> **THE PROBLEM**: Repeat every line of the data exactly, but not the pictures.

*** AVAILABLE DATA

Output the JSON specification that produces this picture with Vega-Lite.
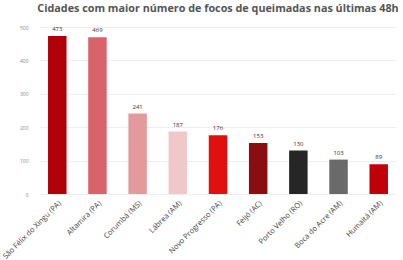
{
  "$schema": "https://vega.github.io/schema/vega-lite/v6.json",
  "width": 403,
  "height": 260,
  "autosize": {"type": "fit", "contains": "padding"},
  "padding": {"left": 3, "right": 7, "top": 3, "bottom": 0},
  "background": "white",
  "title": {
    "text": "Cidades com maior número de focos de queimadas nas últimas 48h",
    "font": "Open Sans",
    "fontSize": 10.8,
    "fontWeight": "bold",
    "color": "#555555",
    "anchor": "middle",
    "offset": 11
  },
  "data": {
    "values": [
      {"cidade": "São Félix do Xingu (PA)", "focos": 473, "cor": "#b00008"},
      {"cidade": "Altamira (PA)", "focos": 469, "cor": "#d9636b"},
      {"cidade": "Corumbá (MS)", "focos": 241, "cor": "#e49a9d"},
      {"cidade": "Lábrea (AM)", "focos": 187, "cor": "#f0c8ca"},
      {"cidade": "Novo Progresso (PA)", "focos": 176, "cor": "#e0100f"},
      {"cidade": "Feijó (AC)", "focos": 153, "cor": "#8a0e10"},
      {"cidade": "Porto Velho (RO)", "focos": 130, "cor": "#262626"},
      {"cidade": "Boca do Acre (AM)", "focos": 103, "cor": "#6a6a6a"},
      {"cidade": "Humaitá (AM)", "focos": 89, "cor": "#c00008"}
    ]
  },
  "encoding": {
    "x": {
      "field": "cidade",
      "type": "nominal",
      "sort": null,
      "title": null,
      "scale": {"paddingInner": 0.54, "paddingOuter": 0.2},
      "axis": {
        "labelAngle": -45,
        "labelFontSize": 7.5,
        "labelColor": "#444444",
        "labelFont": "Open Sans",
        "domain": false,
        "ticks": false,
        "labelPadding": 5
      }
    },
    "y": {
      "field": "focos",
      "type": "quantitative",
      "title": null,
      "scale": {"domain": [0, 500]},
      "axis": {
        "values": [0, 100, 200, 300, 400, 500],
        "labelFontSize": 5,
        "labelColor": "#888888",
        "labelFont": "Open Sans",
        "domain": false,
        "ticks": false,
        "gridColor": "#eeeeee",
        "labelPadding": 12
      }
    }
  },
  "layer": [
    {
      "mark": {"type": "bar"},
      "encoding": {
        "color": {"field": "cor", "type": "nominal", "scale": null, "legend": null}
      }
    },
    {
      "mark": {"type": "text", "dy": -7, "fontSize": 6, "font": "Open Sans", "color": "#333333"},
      "encoding": {"text": {"field": "focos", "type": "quantitative"}}
    }
  ],
  "config": {"view": {"stroke": null}}
}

******

> **RESPONSE TO THIS EXERCISE**:
Output the JSON specification that produces this picture with Vega-Lite.
{
  "$schema": "https://vega.github.io/schema/vega-lite/v6.json",
  "width": 403,
  "height": 260,
  "autosize": {"type": "fit", "contains": "padding"},
  "padding": {"left": 3, "right": 7, "top": 3, "bottom": 0},
  "background": "white",
  "title": {
    "text": "Cidades com maior número de focos de queimadas nas últimas 48h",
    "font": "Open Sans",
    "fontSize": 10.8,
    "fontWeight": "bold",
    "color": "#555555",
    "anchor": "middle",
    "offset": 11
  },
  "data": {
    "values": [
      {"cidade": "São Félix do Xingu (PA)", "focos": 473, "cor": "#b00008"},
      {"cidade": "Altamira (PA)", "focos": 469, "cor": "#d9636b"},
      {"cidade": "Corumbá (MS)", "focos": 241, "cor": "#e49a9d"},
      {"cidade": "Lábrea (AM)", "focos": 187, "cor": "#f0c8ca"},
      {"cidade": "Novo Progresso (PA)", "focos": 176, "cor": "#e0100f"},
      {"cidade": "Feijó (AC)", "focos": 153, "cor": "#8a0e10"},
      {"cidade": "Porto Velho (RO)", "focos": 130, "cor": "#262626"},
      {"cidade": "Boca do Acre (AM)", "focos": 103, "cor": "#6a6a6a"},
      {"cidade": "Humaitá (AM)", "focos": 89, "cor": "#c00008"}
    ]
  },
  "encoding": {
    "x": {
      "field": "cidade",
      "type": "nominal",
      "sort": null,
      "title": null,
      "scale": {"paddingInner": 0.54, "paddingOuter": 0.2},
      "axis": {
        "labelAngle": -45,
        "labelFontSize": 7.5,
        "labelColor": "#444444",
        "labelFont": "Open Sans",
        "domain": false,
        "ticks": false,
        "labelPadding": 5
      }
    },
    "y": {
      "field": "focos",
      "type": "quantitative",
      "title": null,
      "scale": {"domain": [0, 500]},
      "axis": {
        "values": [0, 100, 200, 300, 400, 500],
        "labelFontSize": 5,
        "labelColor": "#888888",
        "labelFont": "Open Sans",
        "domain": false,
        "ticks": false,
        "gridColor": "#eeeeee",
        "labelPadding": 12
      }
    }
  },
  "layer": [
    {
      "mark": {"type": "bar"},
      "encoding": {
        "color": {"field": "cor", "type": "nominal", "scale": null, "legend": null}
      }
    },
    {
      "mark": {"type": "text", "dy": -7, "fontSize": 6, "font": "Open Sans", "color": "#333333"},
      "encoding": {"text": {"field": "focos", "type": "quantitative"}}
    }
  ],
  "config": {"view": {"stroke": null}}
}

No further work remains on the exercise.